### [What to work on]
From the first line of the data down to and including the line with "77.9, 77.6]", copy everything exactly, leaving out pictures.

# Supplied material start

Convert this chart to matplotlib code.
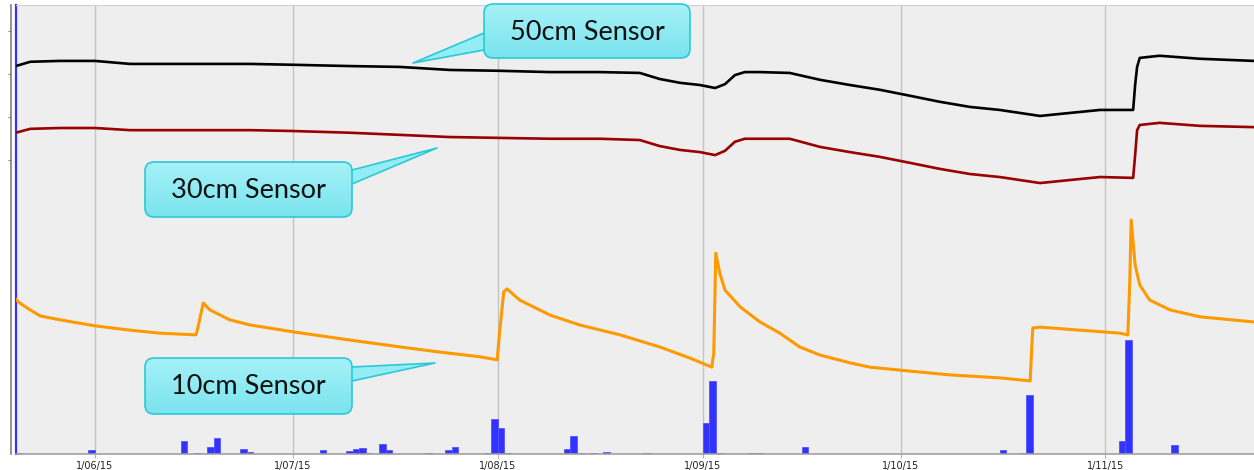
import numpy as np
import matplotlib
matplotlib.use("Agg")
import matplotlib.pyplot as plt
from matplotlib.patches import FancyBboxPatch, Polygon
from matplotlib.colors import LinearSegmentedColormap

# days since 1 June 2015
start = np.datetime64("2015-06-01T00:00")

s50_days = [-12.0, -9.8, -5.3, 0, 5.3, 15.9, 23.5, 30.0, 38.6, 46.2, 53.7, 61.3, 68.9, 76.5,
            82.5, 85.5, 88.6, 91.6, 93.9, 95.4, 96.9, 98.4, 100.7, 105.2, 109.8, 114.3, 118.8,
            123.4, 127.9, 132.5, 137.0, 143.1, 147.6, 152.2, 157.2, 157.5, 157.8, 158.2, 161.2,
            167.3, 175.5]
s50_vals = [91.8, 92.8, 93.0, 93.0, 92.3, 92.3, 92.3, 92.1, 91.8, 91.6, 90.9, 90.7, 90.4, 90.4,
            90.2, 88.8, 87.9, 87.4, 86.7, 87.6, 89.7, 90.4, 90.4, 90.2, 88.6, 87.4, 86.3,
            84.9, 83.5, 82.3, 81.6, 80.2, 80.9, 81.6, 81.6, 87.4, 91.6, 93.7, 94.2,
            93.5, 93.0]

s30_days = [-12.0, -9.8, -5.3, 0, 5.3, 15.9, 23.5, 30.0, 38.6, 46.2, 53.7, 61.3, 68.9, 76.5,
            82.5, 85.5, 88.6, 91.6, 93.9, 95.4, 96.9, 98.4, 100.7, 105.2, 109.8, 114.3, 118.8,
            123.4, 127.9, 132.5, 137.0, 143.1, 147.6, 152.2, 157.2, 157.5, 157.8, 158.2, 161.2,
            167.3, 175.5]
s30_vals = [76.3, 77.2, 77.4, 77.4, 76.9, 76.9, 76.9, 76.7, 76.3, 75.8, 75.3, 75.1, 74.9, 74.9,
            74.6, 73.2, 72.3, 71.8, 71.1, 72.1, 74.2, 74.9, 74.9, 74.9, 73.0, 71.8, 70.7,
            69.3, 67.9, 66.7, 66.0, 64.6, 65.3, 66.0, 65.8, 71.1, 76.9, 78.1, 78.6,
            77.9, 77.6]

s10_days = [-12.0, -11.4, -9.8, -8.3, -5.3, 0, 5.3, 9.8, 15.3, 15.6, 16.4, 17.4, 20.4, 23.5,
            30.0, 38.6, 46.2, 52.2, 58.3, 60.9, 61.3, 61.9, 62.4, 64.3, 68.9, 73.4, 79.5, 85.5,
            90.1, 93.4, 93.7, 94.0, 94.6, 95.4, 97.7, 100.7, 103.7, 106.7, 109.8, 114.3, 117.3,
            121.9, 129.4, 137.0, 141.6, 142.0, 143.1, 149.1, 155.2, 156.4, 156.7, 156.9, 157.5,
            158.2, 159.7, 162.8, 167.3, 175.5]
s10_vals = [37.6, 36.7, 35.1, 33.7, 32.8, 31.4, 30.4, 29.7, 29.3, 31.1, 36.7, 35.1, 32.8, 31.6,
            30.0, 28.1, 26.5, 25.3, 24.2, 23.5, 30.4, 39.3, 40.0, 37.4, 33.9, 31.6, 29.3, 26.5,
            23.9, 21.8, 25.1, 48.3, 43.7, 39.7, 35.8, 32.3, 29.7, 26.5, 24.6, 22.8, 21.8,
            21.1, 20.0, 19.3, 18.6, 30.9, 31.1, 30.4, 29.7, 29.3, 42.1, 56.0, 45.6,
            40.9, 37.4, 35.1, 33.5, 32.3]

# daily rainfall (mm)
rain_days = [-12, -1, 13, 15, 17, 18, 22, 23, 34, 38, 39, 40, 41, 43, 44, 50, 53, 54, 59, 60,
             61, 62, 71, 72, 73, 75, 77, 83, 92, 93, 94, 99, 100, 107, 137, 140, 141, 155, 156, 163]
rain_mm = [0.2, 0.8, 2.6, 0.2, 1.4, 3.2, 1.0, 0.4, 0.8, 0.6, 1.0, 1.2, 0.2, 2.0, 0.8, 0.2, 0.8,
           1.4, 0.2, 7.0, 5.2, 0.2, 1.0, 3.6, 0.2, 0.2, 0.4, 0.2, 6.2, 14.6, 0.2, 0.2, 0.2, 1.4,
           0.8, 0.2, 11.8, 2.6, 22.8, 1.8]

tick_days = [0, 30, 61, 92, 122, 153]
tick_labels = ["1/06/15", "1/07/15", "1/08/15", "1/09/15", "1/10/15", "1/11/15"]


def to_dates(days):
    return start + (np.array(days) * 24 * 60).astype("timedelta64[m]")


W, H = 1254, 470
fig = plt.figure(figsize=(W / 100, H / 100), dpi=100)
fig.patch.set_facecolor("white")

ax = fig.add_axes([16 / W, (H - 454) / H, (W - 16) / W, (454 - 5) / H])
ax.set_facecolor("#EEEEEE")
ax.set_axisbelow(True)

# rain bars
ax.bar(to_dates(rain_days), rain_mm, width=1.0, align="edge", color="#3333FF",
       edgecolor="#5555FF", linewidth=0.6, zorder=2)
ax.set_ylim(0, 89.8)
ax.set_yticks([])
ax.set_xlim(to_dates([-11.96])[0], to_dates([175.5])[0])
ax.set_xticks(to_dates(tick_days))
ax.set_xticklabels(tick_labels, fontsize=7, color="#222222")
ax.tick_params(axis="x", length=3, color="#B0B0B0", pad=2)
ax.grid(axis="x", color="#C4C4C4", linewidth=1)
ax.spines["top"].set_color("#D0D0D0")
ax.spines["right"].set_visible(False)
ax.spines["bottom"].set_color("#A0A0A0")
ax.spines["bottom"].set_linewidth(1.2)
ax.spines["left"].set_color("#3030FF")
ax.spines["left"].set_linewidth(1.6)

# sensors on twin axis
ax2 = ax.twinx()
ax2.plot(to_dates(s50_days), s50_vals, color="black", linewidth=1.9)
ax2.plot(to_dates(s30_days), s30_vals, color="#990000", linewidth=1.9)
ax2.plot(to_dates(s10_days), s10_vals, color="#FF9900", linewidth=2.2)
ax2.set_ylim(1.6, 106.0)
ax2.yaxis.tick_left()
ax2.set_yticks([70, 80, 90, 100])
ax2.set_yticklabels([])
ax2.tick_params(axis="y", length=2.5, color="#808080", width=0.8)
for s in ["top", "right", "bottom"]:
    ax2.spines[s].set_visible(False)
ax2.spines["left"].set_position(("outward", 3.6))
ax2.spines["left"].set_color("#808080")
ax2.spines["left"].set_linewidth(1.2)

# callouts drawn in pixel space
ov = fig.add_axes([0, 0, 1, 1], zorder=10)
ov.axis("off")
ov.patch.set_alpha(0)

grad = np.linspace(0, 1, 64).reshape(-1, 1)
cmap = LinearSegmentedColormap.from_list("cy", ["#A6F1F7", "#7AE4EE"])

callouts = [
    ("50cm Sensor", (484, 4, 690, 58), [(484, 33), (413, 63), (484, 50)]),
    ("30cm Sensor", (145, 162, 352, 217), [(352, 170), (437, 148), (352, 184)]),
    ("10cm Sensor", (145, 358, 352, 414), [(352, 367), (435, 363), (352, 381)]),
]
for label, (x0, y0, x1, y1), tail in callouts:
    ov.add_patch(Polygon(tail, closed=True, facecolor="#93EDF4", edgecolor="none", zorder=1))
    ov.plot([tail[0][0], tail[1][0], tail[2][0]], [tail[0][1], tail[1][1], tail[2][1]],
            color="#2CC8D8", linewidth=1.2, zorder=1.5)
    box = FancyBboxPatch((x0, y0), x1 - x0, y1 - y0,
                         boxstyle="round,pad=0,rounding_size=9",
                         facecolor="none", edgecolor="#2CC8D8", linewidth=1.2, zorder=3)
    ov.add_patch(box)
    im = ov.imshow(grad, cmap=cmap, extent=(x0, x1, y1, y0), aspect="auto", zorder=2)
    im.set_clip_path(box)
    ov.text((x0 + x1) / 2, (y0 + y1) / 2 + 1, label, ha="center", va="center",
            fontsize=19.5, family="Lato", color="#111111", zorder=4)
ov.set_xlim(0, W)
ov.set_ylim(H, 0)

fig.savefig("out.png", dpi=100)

# Supplied material end

### [Exercise output]
Convert this chart to matplotlib code.
import numpy as np
import matplotlib
matplotlib.use("Agg")
import matplotlib.pyplot as plt
from matplotlib.patches import FancyBboxPatch, Polygon
from matplotlib.colors import LinearSegmentedColormap

# days since 1 June 2015
start = np.datetime64("2015-06-01T00:00")

s50_days = [-12.0, -9.8, -5.3, 0, 5.3, 15.9, 23.5, 30.0, 38.6, 46.2, 53.7, 61.3, 68.9, 76.5,
            82.5, 85.5, 88.6, 91.6, 93.9, 95.4, 96.9, 98.4, 100.7, 105.2, 109.8, 114.3, 118.8,
            123.4, 127.9, 132.5, 137.0, 143.1, 147.6, 152.2, 157.2, 157.5, 157.8, 158.2, 161.2,
            167.3, 175.5]
s50_vals = [91.8, 92.8, 93.0, 93.0, 92.3, 92.3, 92.3, 92.1, 91.8, 91.6, 90.9, 90.7, 90.4, 90.4,
            90.2, 88.8, 87.9, 87.4, 86.7, 87.6, 89.7, 90.4, 90.4, 90.2, 88.6, 87.4, 86.3,
            84.9, 83.5, 82.3, 81.6, 80.2, 80.9, 81.6, 81.6, 87.4, 91.6, 93.7, 94.2,
            93.5, 93.0]

s30_days = [-12.0, -9.8, -5.3, 0, 5.3, 15.9, 23.5, 30.0, 38.6, 46.2, 53.7, 61.3, 68.9, 76.5,
            82.5, 85.5, 88.6, 91.6, 93.9, 95.4, 96.9, 98.4, 100.7, 105.2, 109.8, 114.3, 118.8,
            123.4, 127.9, 132.5, 137.0, 143.1, 147.6, 152.2, 157.2, 157.5, 157.8, 158.2, 161.2,
            167.3, 175.5]
s30_vals = [76.3, 77.2, 77.4, 77.4, 76.9, 76.9, 76.9, 76.7, 76.3, 75.8, 75.3, 75.1, 74.9, 74.9,
            74.6, 73.2, 72.3, 71.8, 71.1, 72.1, 74.2, 74.9, 74.9, 74.9, 73.0, 71.8, 70.7,
            69.3, 67.9, 66.7, 66.0, 64.6, 65.3, 66.0, 65.8, 71.1, 76.9, 78.1, 78.6,
            77.9, 77.6]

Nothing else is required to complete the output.